# Smog Legal Headers?



## LS2~N~BLUE (May 16, 2006)

Hey is there any LT headers that are smog legal? This is the only reason why i dont like cali.:willy: im pretty sure that there is some shortys that are legal...but do they give as much power? also.. cams will also make you fail right? thanks guys


----------



## socal gto (Mar 10, 2006)

I was never able to get a straight answer on smog legal long tubes, but I think that if smog is a big issue go with the jba shorties. I also live in southern california and that is the route that I am going.

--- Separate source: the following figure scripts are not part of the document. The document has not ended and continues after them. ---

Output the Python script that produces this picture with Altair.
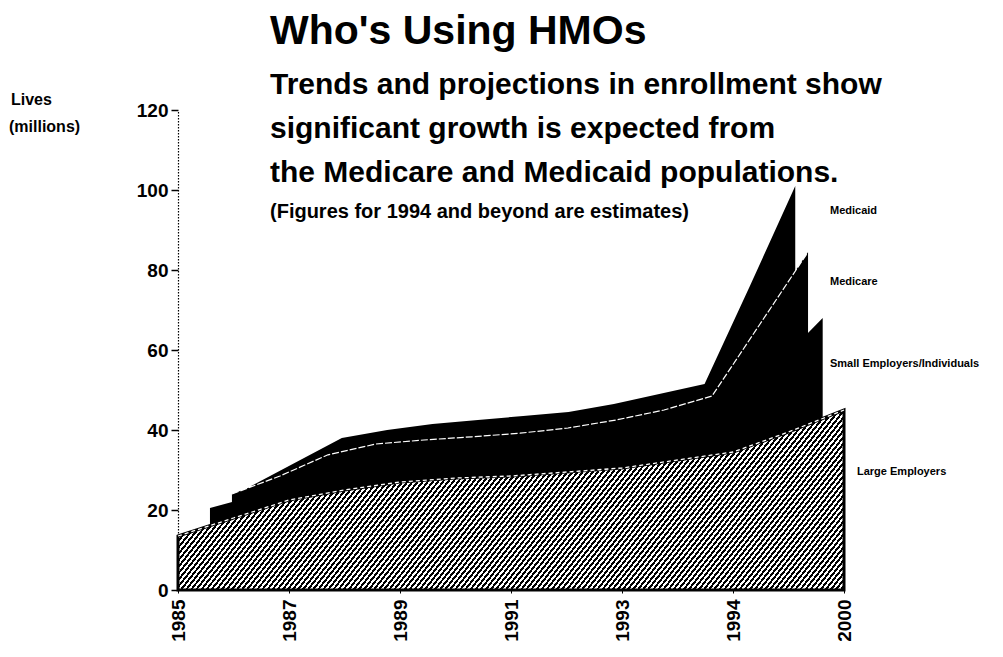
import math
import altair as alt
import pandas as pd

# ---------------- data ----------------
tick_labels = ["1985", "1987", "1989", "1991", "1993", "1994", "2000"]
period_index = list(range(13))          # half-steps between the labelled ticks

series_names = ["Large Employers", "Small Employers/Individuals", "Medicare", "Medicaid"]
large    = [13.5, 18.0, 22.5, 25.0, 27.0, 28.0, 28.5, 29.5, 30.5, 32.5, 34.5, 39.5, 45.0]
small    = [7.0, 6.0, 5.5, 6.0, 6.0, 6.0, 6.5, 6.5, 7.0, 7.5, 8.5, 15.5, 23.0]
medicare = [3.5, 4.5, 5.8, 5.5, 4.5, 4.3, 4.2, 4.5, 5.0, 5.0, 5.5, 11.5, 16.5]
medicaid = [2.0, 3.5, 4.2, 3.5, 4.0, 4.2, 4.3, 4.0, 4.0, 4.0, 3.0, 9.5, 16.5]

y_ticks = [0, 20, 40, 60, 80, 100, 120]

title_text = "Who's Using HMOs"
subtitle_lines = [
    "Trends and projections in enrollment show",
    "significant growth is expected from",
    "the Medicare and Medicaid populations.",
]
note_text = "(Figures for 1994 and beyond are estimates)"
y_title_lines = ["Lives", "(millions)"]

# ---------------- layout / style ----------------
W, H = 666, 480
FONT = "Liberation Sans"
depth = {"Large Employers": 1.0, "Small Employers/Individuals": 0.92,
         "Medicare": 0.865, "Medicaid": 0.817}
vanish = 7.2

values = {"Large Employers": large, "Small Employers/Individuals": small,
          "Medicare": medicare, "Medicaid": medicaid}

rows = []
cum = [0.0] * len(period_index)
for name in series_names:
    cum = [c + v for c, v in zip(cum, values[name])]
    k = depth[name]
    for p, c in zip(period_index, cum):
        rows.append({"series": name, "pos": p,
                     "xp": vanish + (p - vanish) * k, "cum": c})
df = pd.DataFrame(rows)

# band mid-points at the last period for the labels
lab_rows = []
prev = 0.0
for name in series_names:
    top = df[(df.series == name) & (df.pos == period_index[-1])]["cum"].iloc[0]
    lab_rows.append({"series": name, "xp": float(period_index[-1]), "cum": (prev + top) / 2})
    prev = top
labels_df = pd.DataFrame(lab_rows)

# hatch pattern via a striped linear gradient (objectBoundingBox units)
bw = W
bh = H * max(large) / 120.0
ang = math.radians(52)
r = bh / (math.tan(ang) * bw)
gdx = (1 + r) / (1 + r * r)
gdy = r * gdx
den = gdx * gdx + gdy * gdy
gmag = math.hypot(gdx / bw / den, gdy / bh / den)
period_px = 4.0
T = period_px * gmag
stops = []
i = 0
while i * T < 1:
    o = i * T
    m = min(o + T * 0.5, 1.0)
    e = min(o + T, 1.0)
    stops += [alt.GradientStop(offset=round(o, 5), color="black"),
              alt.GradientStop(offset=round(m, 5), color="black"),
              alt.GradientStop(offset=round(m, 5), color="white"),
              alt.GradientStop(offset=round(e, 5), color="white")]
    i += 1
hatch = alt.LinearGradient(gradient="linear", stops=stops, x1=0, y1=0, x2=gdx, y2=gdy)

label_expr = "[" + ",".join("'%s'" % t for t in tick_labels) + "][round(datum.value/2)]"

x_enc = alt.X("xp:Q", scale=alt.Scale(domain=[0, 12], nice=False, zero=False),
              axis=alt.Axis(values=[0, 2, 4, 6, 8, 10, 12], labelExpr=label_expr,
                            title=None, labelAngle=270, labelFont=FONT, labelFontSize=19,
                            labelFontWeight="bold", labelColor="black", labelPadding=6,
                            tickSize=3, tickColor="black", domainColor="black",
                            domainDash=[1.5, 1.5], grid=False))
y_enc = alt.Y("cum:Q", stack=None, scale=alt.Scale(domain=[0, 120], nice=False),
              axis=alt.Axis(values=y_ticks, title=None, labelFont=FONT, labelFontSize=19,
                            labelFontWeight="bold", labelColor="black", labelPadding=3,
                            tickSize=7, tickWidth=1.5, tickColor="black",
                            domainColor="black", domainDash=[1.5, 1.5], domainWidth=1.2,
                            grid=False))

base = alt.Chart(df)


def sel(name):
    return base.transform_filter(alt.datum.series == name)


layers = [
    sel("Medicaid").mark_area(color="black").encode(x=x_enc, y=y_enc),
    sel("Medicare").mark_area(color="black").encode(x="xp:Q", y=alt.Y("cum:Q", stack=None)),
    sel("Medicare").mark_line(color="white", strokeWidth=1.2, strokeDash=[7, 2]).encode(
        x="xp:Q", y=alt.Y("cum:Q", stack=None)),
    sel("Small Employers/Individuals").mark_area(color="black").encode(
        x="xp:Q", y=alt.Y("cum:Q", stack=None)),
    sel("Large Employers").mark_area(fill=hatch, stroke="black", strokeWidth=3,
                                     strokeJoin="miter").encode(
        x="xp:Q", y=alt.Y("cum:Q", stack=None)),
    sel("Large Employers").mark_line(color="white", strokeWidth=1.3, strokeDash=[4, 3]).encode(
        x="xp:Q", y=alt.Y("cum:Q", stack=None)),
]

label_style = {"Large Employers": (13, -28), "Small Employers/Individuals": (-14, 0),
               "Medicare": (-14, -3), "Medicaid": (-14, -8)}
for name in series_names:
    dx, dy = label_style[name]
    layers.append(
        alt.Chart(labels_df).transform_filter(alt.datum.series == name)
        .mark_text(align="left", baseline="middle", font=FONT, fontSize=11,
                   fontWeight="bold", color="black", dx=dx, dy=dy)
        .encode(x="xp:Q", y=alt.Y("cum:Q", stack=None), text="series:N"))


def txt(s, x, y, size, weight="bold"):
    return alt.Chart(pd.DataFrame({"t": [s]})).mark_text(
        align="left", baseline="alphabetic", font=FONT, fontSize=size,
        fontWeight=weight, color="black").encode(
        text="t:N", x=alt.value(x), y=alt.value(y))


layers.append(txt(title_text, 92, -66, 41))
for j, line in enumerate(subtitle_lines):
    layers.append(txt(line, 92, -16 + 44 * j, 30))
layers.append(txt(note_text, 92, 108, 20))
layers.append(txt(y_title_lines[0], -167, -5, 16))
layers.append(txt(y_title_lines[1], -169, 22, 16))

chart = alt.layer(*layers).properties(
    width=W, height=H,
    autosize=alt.AutoSizeParams(type="none"),
    padding={"left": 170, "top": 102, "right": 150, "bottom": 58},
).configure_view(stroke=None, strokeWidth=0)

chart.save("out.html", embed_options={"renderer": "svg", "actions": False})
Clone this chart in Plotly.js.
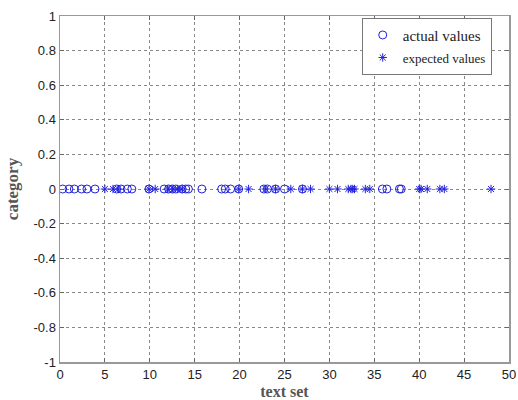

Along with the headers I will be going with the catless midpipes since I can bolt that cats back up before smog time. As for the cam I hear that the thunder racing 
tr224 is a smogable cam( if you need to know the measurements are 
224-224-114)


----------



## jagyro (Feb 17, 2006)

here is the skinny about Smog in cali.

By law you are not allowed to relocate the OEM or replease the OEM cats. Shorties are legal as long as long as u use oem spec cats. Long tubes relocate the cat so it blows the smog. Also another issue is if you replace your headers with a set of long tubes it forces you to reprogram your computer to disable your O2 sensors which will also fail smog. Bottom line is that LT's will never pass california state emitions.


----------



## socal gto (Mar 10, 2006)

I have been looking for an explanation on smog rules so thanks alot.


----------